Professor Andrew Blakers, lead researcher, said high energy prices in Australia made renewable energy an attractive proposition.
“The electricity sector is on track to deliver Australia’s entire Paris emissions reduction targets five years early, in 2025, without the need for any creative accounting,” said Blakers.
“The prices of wind and solar are also coming down and so it’s likely that wind and solar can keep ahead of the game and maintain their advantage over coal and gas.”
More consistent research needed
ANU’s new research contrasts previous reports, which argued that Australia is not on track to meet its Paris commitments.

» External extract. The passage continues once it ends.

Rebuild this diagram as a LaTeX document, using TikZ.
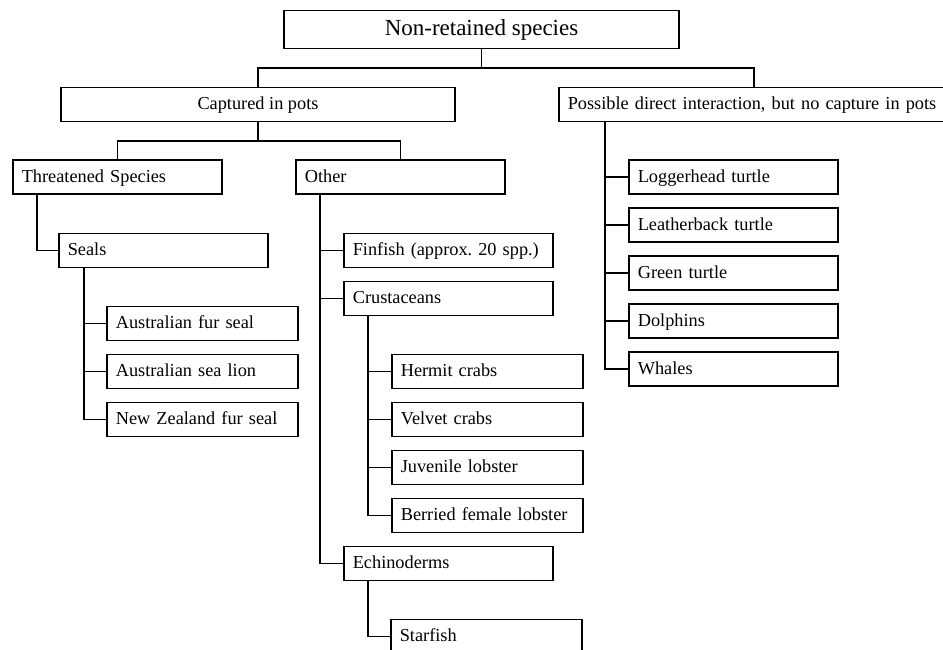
\documentclass[tikz,border=0pt]{standalone}
\usepackage{fontspec}
\setmainfont{Liberation Serif}
\usetikzlibrary{positioning}
\tikzset{
  box/.style={draw, line width=1.6pt, inner xsep=9pt, inner ysep=0pt,
    minimum height=34pt, text height=14pt, text depth=3.5pt,
    font=\fontsize{18.3}{22}\selectfont\frenchspacing},
  wide/.style={box, text width=191pt, align=left, anchor=west},
  leaf/.style={box, text width=173pt, align=left, anchor=west},
  wire/.style={line width=1.6pt},
}

\begin{document}
\begin{tikzpicture}[x=1pt, y=-1pt, node distance=12.4pt]
  \useasboundingbox (0,0) rectangle (943,650);
  % Define nodes
  \node[box, minimum width=395pt, minimum height=38pt, text height=16pt, text depth=4pt,
    font=\fontsize{23}{26}\selectfont] (nonret) at (481.5,29.5) {Non-retained species};
  \node[box, minimum width=394pt] (capt) at (258,104.5) {Captured in pots};
  \node[box, text width=400pt, align=left, anchor=west] (poss) at (558,104.5)
    {Possible direct interaction, but no capture in pots};

  \node[wide] (thr) at (12,177) {Threatened Species};
  \node[wide] (oth) at (295,177) {Other};
  \node[wide] (seals) at (58,250.5) {Seals};
  \node[leaf] (afs) at (106,323.5) {Australian fur seal};
  \node[leaf, below=of afs] (asl) {Australian sea lion};
  \node[leaf, below=of asl] (nzfs) {New Zealand fur seal};

  \node[wide] (fin) at (343,250.5) {Finfish (approx. 20 spp.)};
  \node[wide, below=of fin] (crust) {Crustaceans};
  \node[leaf] (hermit) at (391,371.5) {Hermit crabs};
  \node[leaf, below=of hermit] (velvet) {Velvet crabs};
  \node[leaf, below=of velvet] (juv) {Juvenile lobster};
  \node[leaf, below=of juv] (berried) {Berried female lobster};
  \node[wide] (echino) at (343,563.5) {Echinoderms};
  \node[leaf] (star) at (390,636.5) {Starfish};

  \node[wide] (logger) at (628,177) {Loggerhead turtle};
  \node[wide, below=of logger] (leather) {Leatherback turtle};
  \node[wide, below=of leather] (green) {Green turtle};
  \node[wide, below=of green] (dolph) {Dolphins};
  \node[wide, below=of dolph] (whale) {Whales};

  % Connect the nodes
  \draw[wire] (nonret.south) -- ++(0,19) -| (capt.north);
  \draw[wire] (nonret.south) -- ++(0,19) -| ([xshift=196pt]poss.north west);
  \draw[wire] (capt.south) -- ++(0,19) -| (thr.north);
  \draw[wire] (capt.south) -- ++(0,19) -| (oth.north);
  \draw[wire] ([xshift=25pt]thr.south west) |- (seals.west);
  \foreach \n in {afs,asl,nzfs}
    \draw[wire] ([xshift=26pt]seals.south west) |- (\n.west);
  \foreach \n in {fin,crust,echino}
    \draw[wire] ([xshift=25pt]oth.south west) |- (\n.west);
  \foreach \n in {hermit,velvet,juv,berried}
    \draw[wire] ([xshift=25pt]crust.south west) |- (\n.west);
  \draw[wire] ([xshift=25pt]echino.south west) |- (star.west);
  \foreach \n in {logger,leather,green,dolph,whale}
    \draw[wire] ([xshift=47pt]poss.south west) |- (\n.west);
\end{tikzpicture}
\end{document}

The highest ranking of these was the 2018 Emissions Gap Report from the United Nations, which listed Australia as a country that will not meet its 2030 target.
Dr Sven Teske, Research Director at the Institute for Sustainable Futures at the University of Technology Sydney, believed the ANU research was a “positive take” on renewable energy in Australia.
“I would love to believe it,” he said. “Right now there is not really a standardized process in place to process all of those applications – we have applications for 40’000MW, but this does not mean that those power plants will actually be connected.”
Dr Teske called for better regulations around the connection of new utility-scale solar and wind farms to the grid in order to combat this issue.
He also stated ANU’s research focused on the energy market and not the entire sector.
“We also need to take into account our emissions and transport [and] if we want to electrify our transport system, we need to take into account that the electricity demand in Australia will roughly double,” he said.
The region of South Australia is currently seeing multiple renewable energy projects underway, including 13 in Port Augusta, north of Adelaide.
Despite having a reputation for running solar and wind projects, the State Government has become unlikely to approve projects that do not have backup storage attached to it.
“South Australia is now over 50 per cent wind and solar and headed to 100 per cent or even 125 per cent wind over the next five or six year,” Professor Blakers said.
Reaching over 100 per cent renewables means that South Australia could export some of its energy.
Port Augusta has become the renewables capital of Australia, according to Port Augusta mayor Brett Benbow.
“I think you’ll continue to see more and more projects pop up”, he said.
Lying 300 kilometers north of Adelaide, the town was once famous for the coal-fired Northern Power Station, a 520MW plant, until its final demolition in November 2018.
Mr Benbow now believes the town is leading the way in renewable energy.